6. The present instruction has different situations in view. There are in
the first place those countries which do not have a Christian tradition
or where the Gospel has been proclaimed in modern times by
missionaries who brought the Roman rite with them. It is now more
evident that "coming into contact with different cultures, the church
must welcome all that can be reconciled with the Gospel in the
tradition of a people to bring to it the riches of Christ and to be
enriched in turn by the many different forms of wisdom of the nations
of the earth."
7. The situation is different in the countries with a long-standing
Western Christian tradition, where the culture has already been
penetrated for a long time by the faith and the liturgy expressed in the
Roman rite. That has helped the welcome given to liturgical reform in
these countries, and the measures of adaptation envisaged in the
liturgical books were considered, on the whole, sufficient to allow for
legitimate local diversity (cf. below Nos. 53-61).
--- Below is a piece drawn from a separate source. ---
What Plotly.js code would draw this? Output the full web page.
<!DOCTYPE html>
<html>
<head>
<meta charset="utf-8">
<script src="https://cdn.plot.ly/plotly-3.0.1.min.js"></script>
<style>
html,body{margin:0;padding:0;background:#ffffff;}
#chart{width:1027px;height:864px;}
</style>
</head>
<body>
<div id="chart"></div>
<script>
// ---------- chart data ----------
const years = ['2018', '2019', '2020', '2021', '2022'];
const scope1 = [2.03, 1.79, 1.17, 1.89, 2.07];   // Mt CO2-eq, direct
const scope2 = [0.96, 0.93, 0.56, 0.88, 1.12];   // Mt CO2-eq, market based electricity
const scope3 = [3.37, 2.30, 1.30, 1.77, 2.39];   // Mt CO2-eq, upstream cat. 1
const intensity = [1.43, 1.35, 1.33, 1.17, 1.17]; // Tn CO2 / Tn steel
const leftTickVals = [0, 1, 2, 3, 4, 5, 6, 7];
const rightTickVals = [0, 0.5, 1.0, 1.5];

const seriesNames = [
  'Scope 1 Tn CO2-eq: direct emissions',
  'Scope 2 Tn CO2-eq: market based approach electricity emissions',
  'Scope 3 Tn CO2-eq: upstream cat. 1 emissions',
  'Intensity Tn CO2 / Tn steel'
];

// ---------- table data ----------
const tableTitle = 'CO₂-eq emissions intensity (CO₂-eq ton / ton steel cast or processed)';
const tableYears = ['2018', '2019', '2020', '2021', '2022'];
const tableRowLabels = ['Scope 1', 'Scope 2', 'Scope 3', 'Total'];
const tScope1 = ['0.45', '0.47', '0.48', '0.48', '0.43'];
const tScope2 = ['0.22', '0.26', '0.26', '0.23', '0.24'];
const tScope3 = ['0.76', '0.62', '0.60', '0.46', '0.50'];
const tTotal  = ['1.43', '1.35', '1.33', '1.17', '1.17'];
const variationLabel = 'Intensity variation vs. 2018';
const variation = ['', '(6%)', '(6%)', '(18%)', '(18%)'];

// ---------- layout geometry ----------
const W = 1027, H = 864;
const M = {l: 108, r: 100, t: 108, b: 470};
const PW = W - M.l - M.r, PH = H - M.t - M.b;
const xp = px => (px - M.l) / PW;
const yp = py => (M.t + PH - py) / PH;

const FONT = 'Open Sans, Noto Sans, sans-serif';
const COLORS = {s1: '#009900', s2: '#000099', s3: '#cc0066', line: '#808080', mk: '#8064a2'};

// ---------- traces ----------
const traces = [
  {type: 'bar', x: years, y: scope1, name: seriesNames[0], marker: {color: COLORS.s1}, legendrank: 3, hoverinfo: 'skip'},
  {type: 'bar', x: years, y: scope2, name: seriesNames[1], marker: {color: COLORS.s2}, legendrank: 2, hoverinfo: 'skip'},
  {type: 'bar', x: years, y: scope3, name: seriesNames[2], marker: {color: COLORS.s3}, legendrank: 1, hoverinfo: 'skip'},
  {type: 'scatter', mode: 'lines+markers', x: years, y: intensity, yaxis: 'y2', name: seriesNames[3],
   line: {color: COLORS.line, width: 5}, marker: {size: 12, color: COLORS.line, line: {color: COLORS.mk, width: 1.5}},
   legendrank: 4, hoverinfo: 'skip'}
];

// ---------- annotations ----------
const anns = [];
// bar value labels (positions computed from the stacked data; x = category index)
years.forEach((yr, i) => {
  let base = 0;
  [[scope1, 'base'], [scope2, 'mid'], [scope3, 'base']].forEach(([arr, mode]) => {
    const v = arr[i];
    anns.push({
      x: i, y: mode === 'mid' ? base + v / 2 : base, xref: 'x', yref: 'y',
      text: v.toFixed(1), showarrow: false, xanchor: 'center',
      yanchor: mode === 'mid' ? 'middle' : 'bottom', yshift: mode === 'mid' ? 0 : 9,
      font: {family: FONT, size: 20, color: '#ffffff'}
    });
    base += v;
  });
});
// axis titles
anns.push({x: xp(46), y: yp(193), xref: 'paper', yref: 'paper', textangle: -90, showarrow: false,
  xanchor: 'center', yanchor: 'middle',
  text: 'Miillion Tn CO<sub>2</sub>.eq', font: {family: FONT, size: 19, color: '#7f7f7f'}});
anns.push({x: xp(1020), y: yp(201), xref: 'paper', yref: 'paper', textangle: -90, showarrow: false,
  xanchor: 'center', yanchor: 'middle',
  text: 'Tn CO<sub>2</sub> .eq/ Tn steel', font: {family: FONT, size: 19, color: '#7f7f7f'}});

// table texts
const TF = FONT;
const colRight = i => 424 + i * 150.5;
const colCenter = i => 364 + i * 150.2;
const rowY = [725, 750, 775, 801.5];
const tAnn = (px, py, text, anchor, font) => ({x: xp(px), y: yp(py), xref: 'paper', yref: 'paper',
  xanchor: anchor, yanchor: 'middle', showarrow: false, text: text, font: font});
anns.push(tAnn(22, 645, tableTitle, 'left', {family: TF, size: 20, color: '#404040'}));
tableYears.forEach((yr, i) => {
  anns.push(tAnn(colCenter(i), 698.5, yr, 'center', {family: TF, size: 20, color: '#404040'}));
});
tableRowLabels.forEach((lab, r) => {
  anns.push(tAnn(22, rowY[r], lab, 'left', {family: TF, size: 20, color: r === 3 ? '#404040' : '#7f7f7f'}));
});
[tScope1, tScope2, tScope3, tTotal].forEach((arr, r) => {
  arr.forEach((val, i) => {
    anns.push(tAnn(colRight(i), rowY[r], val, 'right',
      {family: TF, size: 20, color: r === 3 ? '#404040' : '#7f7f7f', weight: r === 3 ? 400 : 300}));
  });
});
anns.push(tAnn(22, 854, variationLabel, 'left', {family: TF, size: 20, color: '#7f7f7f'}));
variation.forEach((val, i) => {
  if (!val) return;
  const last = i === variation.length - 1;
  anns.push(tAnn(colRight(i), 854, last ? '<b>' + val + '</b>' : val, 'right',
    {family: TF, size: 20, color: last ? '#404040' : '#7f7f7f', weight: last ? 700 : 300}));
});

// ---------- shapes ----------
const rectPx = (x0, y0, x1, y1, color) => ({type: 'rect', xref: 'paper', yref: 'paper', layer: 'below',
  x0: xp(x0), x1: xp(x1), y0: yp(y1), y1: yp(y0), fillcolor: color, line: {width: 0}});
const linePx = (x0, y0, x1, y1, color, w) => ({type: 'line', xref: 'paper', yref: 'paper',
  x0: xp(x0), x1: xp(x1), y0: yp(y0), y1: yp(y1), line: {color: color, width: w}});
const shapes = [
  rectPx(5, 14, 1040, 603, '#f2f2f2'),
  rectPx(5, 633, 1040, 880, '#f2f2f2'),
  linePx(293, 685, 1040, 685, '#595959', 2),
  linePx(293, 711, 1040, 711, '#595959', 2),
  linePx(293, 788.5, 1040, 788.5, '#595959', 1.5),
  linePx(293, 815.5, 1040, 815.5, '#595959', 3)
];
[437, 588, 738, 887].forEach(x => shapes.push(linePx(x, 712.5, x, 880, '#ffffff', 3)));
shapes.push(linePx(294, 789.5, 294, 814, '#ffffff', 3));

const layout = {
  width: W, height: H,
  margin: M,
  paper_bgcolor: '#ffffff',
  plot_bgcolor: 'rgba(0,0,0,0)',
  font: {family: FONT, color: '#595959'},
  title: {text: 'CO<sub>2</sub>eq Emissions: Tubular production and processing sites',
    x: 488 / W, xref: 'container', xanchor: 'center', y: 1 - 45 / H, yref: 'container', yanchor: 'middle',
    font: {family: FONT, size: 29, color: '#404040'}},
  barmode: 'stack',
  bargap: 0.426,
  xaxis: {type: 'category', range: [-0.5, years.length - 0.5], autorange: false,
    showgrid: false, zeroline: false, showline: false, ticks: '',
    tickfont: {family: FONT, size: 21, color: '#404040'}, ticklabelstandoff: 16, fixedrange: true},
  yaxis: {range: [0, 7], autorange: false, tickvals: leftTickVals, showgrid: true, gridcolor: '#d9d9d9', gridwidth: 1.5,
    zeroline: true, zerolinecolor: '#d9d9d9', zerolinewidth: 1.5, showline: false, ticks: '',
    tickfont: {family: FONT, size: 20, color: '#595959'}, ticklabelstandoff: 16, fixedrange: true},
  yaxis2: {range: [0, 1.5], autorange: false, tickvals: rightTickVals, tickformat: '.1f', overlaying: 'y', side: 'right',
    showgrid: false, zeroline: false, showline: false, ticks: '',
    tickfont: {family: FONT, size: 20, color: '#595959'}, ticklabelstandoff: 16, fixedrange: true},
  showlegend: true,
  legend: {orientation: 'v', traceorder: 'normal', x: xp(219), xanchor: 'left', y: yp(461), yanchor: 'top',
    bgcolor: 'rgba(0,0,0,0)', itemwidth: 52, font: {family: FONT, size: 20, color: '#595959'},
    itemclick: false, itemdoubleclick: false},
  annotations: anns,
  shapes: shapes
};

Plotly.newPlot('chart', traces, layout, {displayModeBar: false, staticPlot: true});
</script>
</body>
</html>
In some countries,
however, where several cultures coexist, especially as a result of
immigration, it is necessary to take account of the particular problems
which this poses (cf. below No. 49).
8. It is necessary to be equally attentive to the progressive growth both
in countries with a Christian tradition and in others of a culture marked
by indifference or disinterest in religion. In the face of this situation,
it is not so much a matter of inculturation, which assumes that there
are pre-existent religious values and evangelizes them, but rather a
matter of insisting on liturgical formation and finding the most
suitable means to reach spirits and hearts.